DATA PROVIDED:
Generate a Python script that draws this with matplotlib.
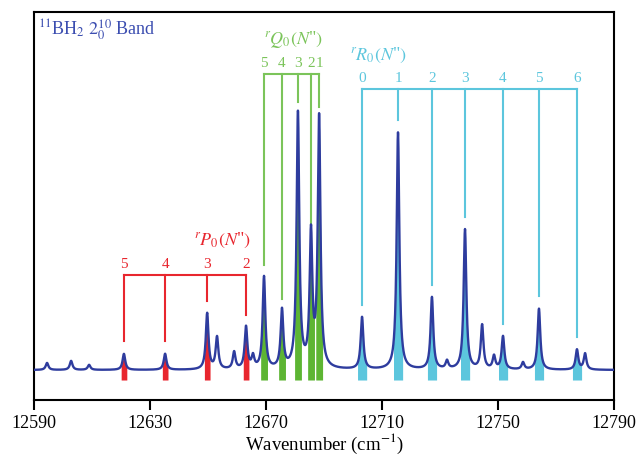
import numpy as np
import matplotlib
matplotlib.use('Agg')
import matplotlib.pyplot as plt

plt.rcParams['font.family'] = ['Liberation Serif', 'DejaVu Serif']
plt.rcParams['mathtext.fontset'] = 'stix'

# assigned lines: position (cm-1), peak height above baseline
p_labels = ['5', '4', '3', '2']
p_pos = [12621.0, 12635.2, 12649.7, 12663.1]
p_amp = [16, 16, 56, 42]

q_labels = ['5', '4', '3', '2', '1']
q_pos = [12669.3, 12675.5, 12681.0, 12685.5, 12688.3]
q_amp = [92, 58, 255, 132, 250]

r_labels = ['0', '1', '2', '3', '4', '5', '6']
r_pos = [12703.1, 12715.5, 12727.2, 12738.6, 12751.7, 12764.1, 12777.2]
r_amp = [52, 237, 72, 140, 33, 61, 20]

# unassigned features
other_pos = [12594.5, 12602.8, 12609.0, 12653.1, 12659.0, 12665.5, 12732.4,
             12744.5, 12748.6, 12758.6, 12780.0]
other_amp = [7, 9, 5, 32, 17, 12, 8, 44, 13, 7, 16]

baseline = 30
floor = 20
gap = 13


def spectrum(x):
    y = np.full_like(x, baseline, dtype=float)
    pos = p_pos + q_pos + r_pos + other_pos
    amp = p_amp + q_amp + r_amp + other_amp
    for c, a in zip(pos, amp):
        y += a / (1 + ((x - c) / 0.55) ** 2)
    return y


x = np.arange(12590, 12790.01, 0.05)
y = spectrum(x)

fig = plt.figure(figsize=(6.39, 4.59), dpi=100)
ax = fig.add_axes([0.0532, 0.1285, 0.9078, 0.8455])

red = '#E8262E'
green_line = '#7BC45A'
green_fill = '#5DB533'
cyan = '#5CC6DD'
blue = '#2E3C9E'


def branch(pos, amp, labels, line_c, fill_c, hw, top, title, tx, ty, ha):
    for c in pos:
        m = (x >= c - hw) & (x <= c + hw)
        ax.fill_between(x[m], floor, y[m], color=fill_c, lw=0, zorder=2)
    for c, a, lab in zip(pos, amp, labels):
        ax.plot([c, c], [top, baseline + a + gap], color=line_c, lw=1.5, zorder=1)
        ax.text(c, top + 4, lab, color=line_c, ha='center', va='bottom', fontsize=11)
    ax.plot([pos[0], pos[-1]], [top, top], color=line_c, lw=1.5, zorder=1)
    ax.text(tx, ty, title, color=line_c, ha=ha, va='center', fontsize=13)


branch(p_pos, p_amp, p_labels, red, red, 1.0, 125,
       r'$^{r}P_{0}(N$"$)$', 12654.8, 160, 'center')
branch(q_pos, q_amp, q_labels, green_line, green_fill, 1.2, 326,
       r'$^{r}Q_{0}(N$"$)$', 12679.3, 360, 'center')
branch(r_pos, r_amp, r_labels, cyan, cyan, 1.6, 311,
       r'$^{r}R_{0}(N$"$)$', 12699.0, 345, 'left')

ax.plot(x, y, color=blue, lw=1.7, zorder=3)

ax.text(12591.5, 370, r'$^{11}$BH$_2$ $2^{10}_{0}$ Band', color='#3B4DB0',
        ha='left', va='center', fontsize=13)

ax.set_xlim(12590, 12790)
ax.set_ylim(0, 388)
ax.set_xticks([12590, 12630, 12670, 12710, 12750, 12790])
ax.set_yticks([])
ax.tick_params(axis='x', direction='out', length=7, width=1.5, labelsize=13, pad=4)
for s in ax.spines.values():
    s.set_linewidth(1.5)
ax.set_xlabel('Wavenumber (cm$^{-1}$)', fontsize=13.5, labelpad=0)

plt.savefig('out.png', dpi=100)
plt.close()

THE REQUEST: Return exactly what appears from the opening line of the material through the line with "plt.rcParams['mathtext.fontset'] = 'stix'", apart from the pictures.

REPLY TO THE TASK:
Generate a Python script that draws this with matplotlib.
import numpy as np
import matplotlib
matplotlib.use('Agg')
import matplotlib.pyplot as plt

plt.rcParams['font.family'] = ['Liberation Serif', 'DejaVu Serif']
plt.rcParams['mathtext.fontset'] = 'stix'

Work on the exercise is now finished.